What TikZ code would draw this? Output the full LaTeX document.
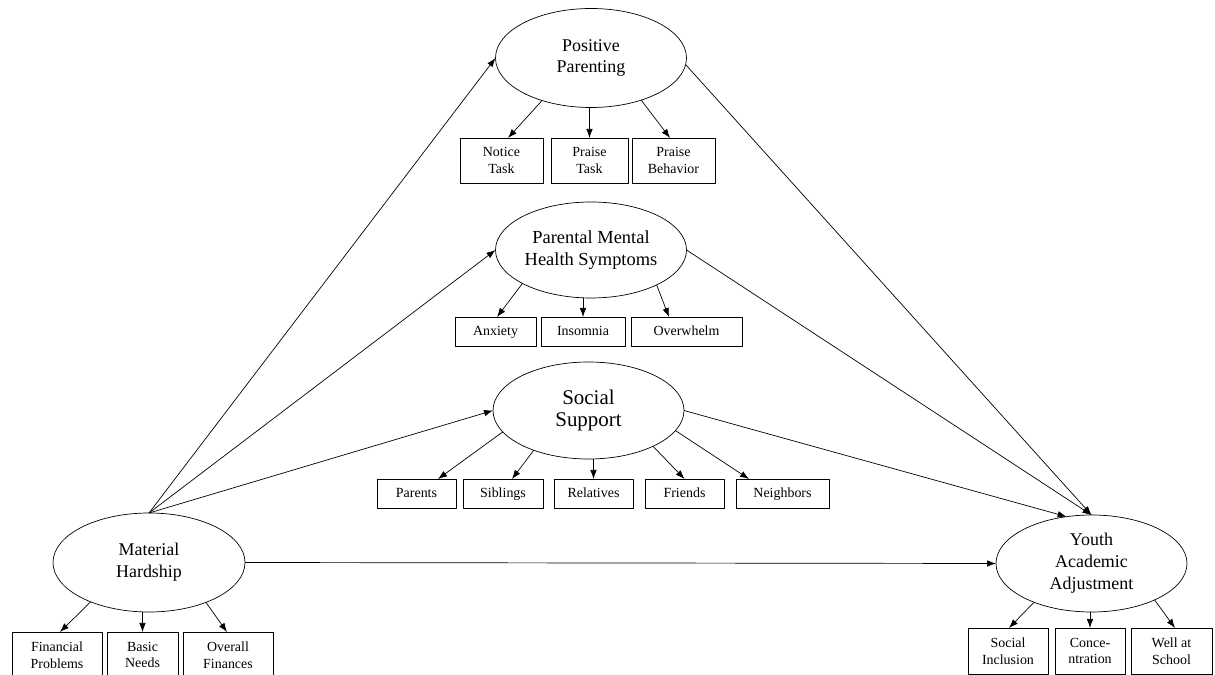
\documentclass[tikz,border=0pt]{standalone}
\usepackage{fontspec}
\setmainfont{Liberation Serif}
\usetikzlibrary{shapes.geometric,arrows.meta}
\tikzset{
  latent/.style={draw,ellipse,inner sep=0pt,outer sep=0pt,minimum width=191bp,minimum height=97bp,align=center,font=\fontsize{18}{22}\selectfont},
  indicator/.style={draw,rectangle,inner sep=0pt,outer sep=0pt,minimum height=45bp,align=center,font=\fontsize{14}{16.7}\selectfont},
  oneline/.style={indicator,minimum height=29bp,text height=10bp,text depth=1bp},
}
\begin{document}
\begin{tikzpicture}[>={Latex[length=9bp,width=6.5bp]},line join=bevel,line width=0.7pt]
\useasboundingbox (0bp,0bp) rectangle (1215bp,675bp);
%% latent variables
\node (pos_par) at (591bp,617bp) [latent,minimum height=99bp] {Positive\\Parenting};
  \node (par_mh) at (591bp,425bp) [latent,minimum height=96bp,font=\fontsize{18.5}{22}\selectfont] {Parental Mental\\Health Symptoms};
  \node (soc_sup) at (588.5bp,264.5bp) [latent,font=\fontsize{21}{23}\selectfont] {Social\\Support};
  \node (mat_hard) at (149bp,112.5bp) [latent,minimum width=192bp,minimum height=99bp] {Material\\Hardship};
  \node (youth_aa) at (1091.5bp,111.5bp) [latent] {Youth\\Academic\\Adjustment};
%% indicators
\node (notice_task) at (501.5bp,514.5bp) [indicator,minimum width=83bp] {Notice\\Task};
  \node (praise_task) at (589.5bp,514.5bp) [indicator,minimum width=77bp] {Praise\\Task};
  \node (praise_beh) at (673.5bp,514.5bp) [indicator,minimum width=83bp] {Praise\\Behavior};
  \node (anxiety) at (495.5bp,343.5bp) [oneline,minimum width=81bp] {Anxiety};
  \node (insomnia) at (583bp,343.5bp) [oneline,minimum width=84bp] {Insomnia};
  \node (overwhelm) at (686.5bp,343.5bp) [oneline,minimum width=111bp] {Overwhelm};
  \node (parents) at (416.5bp,181.5bp) [oneline,minimum width=79bp] {Parents};
  \node (siblings) at (503bp,181.5bp) [oneline,minimum width=80bp] {Siblings};
  \node (relatives) at (593.5bp,181.5bp) [oneline,minimum width=79bp] {Relatives};
  \node (friends) at (684.5bp,181.5bp) [oneline,minimum width=79bp] {Friends};
  \node (neighbors) at (782.5bp,181.5bp) [oneline,minimum width=93bp] {Neighbors};
  \node (fin_prob) at (57bp,20bp) [indicator,minimum width=90bp,minimum height=46bp] {Financial\\Problems};
  \node (basic_needs) at (142.5bp,20bp) [indicator,minimum width=71bp,minimum height=46bp] {Basic\\Needs};
  \node (overall_fin) at (228bp,20bp) [indicator,minimum width=90bp,minimum height=46bp] {Overall\\Finances};
  \node (soc_incl) at (1008bp,24bp) [indicator,minimum width=80bp,minimum height=46bp] {Social\\Inclusion};
  \node (concentr) at (1090bp,24bp) [indicator,minimum width=70bp,minimum height=46bp] {Conce-\\ntration};
  \node (well_school) at (1171.5bp,24bp) [indicator,minimum width=81bp,minimum height=46bp] {Well at\\School};
%% measurement paths
\draw [black,->] (pos_par.221) -- ([xshift=6.5bp]notice_task.north);
  \draw [black,->] (praise_task.north |- pos_par.south) -- (praise_task.north);
  \draw [black,->] (pos_par.320) -- ([xshift=-3.5bp]praise_beh.north);
  \draw [black,->] (par_mh.206) -- ([xshift=1.5bp]anxiety.north);
  \draw [black,->] (insomnia.north |- par_mh.south) -- (insomnia.north);
  \draw [black,->] (par_mh.332) -- ([xshift=-17.5bp]overwhelm.north);
  \draw [black,->] (soc_sup.194) -- ([xshift=21.5bp]parents.north);
  \draw [black,->] (soc_sup.216) -- ([xshift=9bp]siblings.north);
  \draw [black,->] (relatives.north |- soc_sup.south) -- (relatives.north);
  \draw [black,->] (soc_sup.331) -- (friends.north);
  \draw [black,->] (soc_sup.347) -- ([xshift=-33.5bp]neighbors.north);
  \draw [black,->] (mat_hard.214) -- ([xshift=3bp]fin_prob.north);
  \draw [black,->] (basic_needs.north |- mat_hard.south) -- (basic_needs.north);
  \draw [black,->] (mat_hard.325) -- ([xshift=-1bp]overall_fin.north);
  \draw [black,->] (youth_aa.214) -- ([xshift=1bp]soc_incl.north);
  \draw [black,->] (concentr.north |- youth_aa.south) -- (concentr.north);
  \draw [black,->] (youth_aa.330) -- ([xshift=3.5bp]well_school.north);
%% structural paths
\draw [black,->] (mat_hard.north) -- (pos_par.west);
  \draw [black,->] (mat_hard.north) -- (par_mh.west);
  \draw [black,->] (mat_hard.north) -- (soc_sup.west);
  \draw [black,->] (mat_hard.east) -- (youth_aa.west);
  \draw [black,->] (pos_par.356) -- (youth_aa.north);
  \draw [black,->] (par_mh.east) -- (youth_aa.north);
  \draw [black,->] (soc_sup.east) -- (youth_aa.118);
%
\end{tikzpicture}
\end{document}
----
**Objective**
Write the listing out a second time exactly, dropping all images.

**Solution for this exercise**
What TikZ code would draw this? Output the full LaTeX document.
\documentclass[tikz,border=0pt]{standalone}
\usepackage{fontspec}
\setmainfont{Liberation Serif}
\usetikzlibrary{shapes.geometric,arrows.meta}
\tikzset{
  latent/.style={draw,ellipse,inner sep=0pt,outer sep=0pt,minimum width=191bp,minimum height=97bp,align=center,font=\fontsize{18}{22}\selectfont},
  indicator/.style={draw,rectangle,inner sep=0pt,outer sep=0pt,minimum height=45bp,align=center,font=\fontsize{14}{16.7}\selectfont},
  oneline/.style={indicator,minimum height=29bp,text height=10bp,text depth=1bp},
}
\begin{document}
\begin{tikzpicture}[>={Latex[length=9bp,width=6.5bp]},line join=bevel,line width=0.7pt]
\useasboundingbox (0bp,0bp) rectangle (1215bp,675bp);
%% latent variables
\node (pos_par) at (591bp,617bp) [latent,minimum height=99bp] {Positive\\Parenting};
  \node (par_mh) at (591bp,425bp) [latent,minimum height=96bp,font=\fontsize{18.5}{22}\selectfont] {Parental Mental\\Health Symptoms};
  \node (soc_sup) at (588.5bp,264.5bp) [latent,font=\fontsize{21}{23}\selectfont] {Social\\Support};
  \node (mat_hard) at (149bp,112.5bp) [latent,minimum width=192bp,minimum height=99bp] {Material\\Hardship};
  \node (youth_aa) at (1091.5bp,111.5bp) [latent] {Youth\\Academic\\Adjustment};
%% indicators
\node (notice_task) at (501.5bp,514.5bp) [indicator,minimum width=83bp] {Notice\\Task};
  \node (praise_task) at (589.5bp,514.5bp) [indicator,minimum width=77bp] {Praise\\Task};
  \node (praise_beh) at (673.5bp,514.5bp) [indicator,minimum width=83bp] {Praise\\Behavior};
  \node (anxiety) at (495.5bp,343.5bp) [oneline,minimum width=81bp] {Anxiety};
  \node (insomnia) at (583bp,343.5bp) [oneline,minimum width=84bp] {Insomnia};
  \node (overwhelm) at (686.5bp,343.5bp) [oneline,minimum width=111bp] {Overwhelm};
  \node (parents) at (416.5bp,181.5bp) [oneline,minimum width=79bp] {Parents};
  \node (siblings) at (503bp,181.5bp) [oneline,minimum width=80bp] {Siblings};
  \node (relatives) at (593.5bp,181.5bp) [oneline,minimum width=79bp] {Relatives};
  \node (friends) at (684.5bp,181.5bp) [oneline,minimum width=79bp] {Friends};
  \node (neighbors) at (782.5bp,181.5bp) [oneline,minimum width=93bp] {Neighbors};
  \node (fin_prob) at (57bp,20bp) [indicator,minimum width=90bp,minimum height=46bp] {Financial\\Problems};
  \node (basic_needs) at (142.5bp,20bp) [indicator,minimum width=71bp,minimum height=46bp] {Basic\\Needs};
  \node (overall_fin) at (228bp,20bp) [indicator,minimum width=90bp,minimum height=46bp] {Overall\\Finances};
  \node (soc_incl) at (1008bp,24bp) [indicator,minimum width=80bp,minimum height=46bp] {Social\\Inclusion};
  \node (concentr) at (1090bp,24bp) [indicator,minimum width=70bp,minimum height=46bp] {Conce-\\ntration};
  \node (well_school) at (1171.5bp,24bp) [indicator,minimum width=81bp,minimum height=46bp] {Well at\\School};
%% measurement paths
\draw [black,->] (pos_par.221) -- ([xshift=6.5bp]notice_task.north);
  \draw [black,->] (praise_task.north |- pos_par.south) -- (praise_task.north);
  \draw [black,->] (pos_par.320) -- ([xshift=-3.5bp]praise_beh.north);
  \draw [black,->] (par_mh.206) -- ([xshift=1.5bp]anxiety.north);
  \draw [black,->] (insomnia.north |- par_mh.south) -- (insomnia.north);
  \draw [black,->] (par_mh.332) -- ([xshift=-17.5bp]overwhelm.north);
  \draw [black,->] (soc_sup.194) -- ([xshift=21.5bp]parents.north);
  \draw [black,->] (soc_sup.216) -- ([xshift=9bp]siblings.north);
  \draw [black,->] (relatives.north |- soc_sup.south) -- (relatives.north);
  \draw [black,->] (soc_sup.331) -- (friends.north);
  \draw [black,->] (soc_sup.347) -- ([xshift=-33.5bp]neighbors.north);
  \draw [black,->] (mat_hard.214) -- ([xshift=3bp]fin_prob.north);
  \draw [black,->] (basic_needs.north |- mat_hard.south) -- (basic_needs.north);
  \draw [black,->] (mat_hard.325) -- ([xshift=-1bp]overall_fin.north);
  \draw [black,->] (youth_aa.214) -- ([xshift=1bp]soc_incl.north);
  \draw [black,->] (concentr.north |- youth_aa.south) -- (concentr.north);
  \draw [black,->] (youth_aa.330) -- ([xshift=3.5bp]well_school.north);
%% structural paths
\draw [black,->] (mat_hard.north) -- (pos_par.west);
  \draw [black,->] (mat_hard.north) -- (par_mh.west);
  \draw [black,->] (mat_hard.north) -- (soc_sup.west);
  \draw [black,->] (mat_hard.east) -- (youth_aa.west);
  \draw [black,->] (pos_par.356) -- (youth_aa.north);
  \draw [black,->] (par_mh.east) -- (youth_aa.north);
  \draw [black,->] (soc_sup.east) -- (youth_aa.118);
%
\end{tikzpicture}
\end{document}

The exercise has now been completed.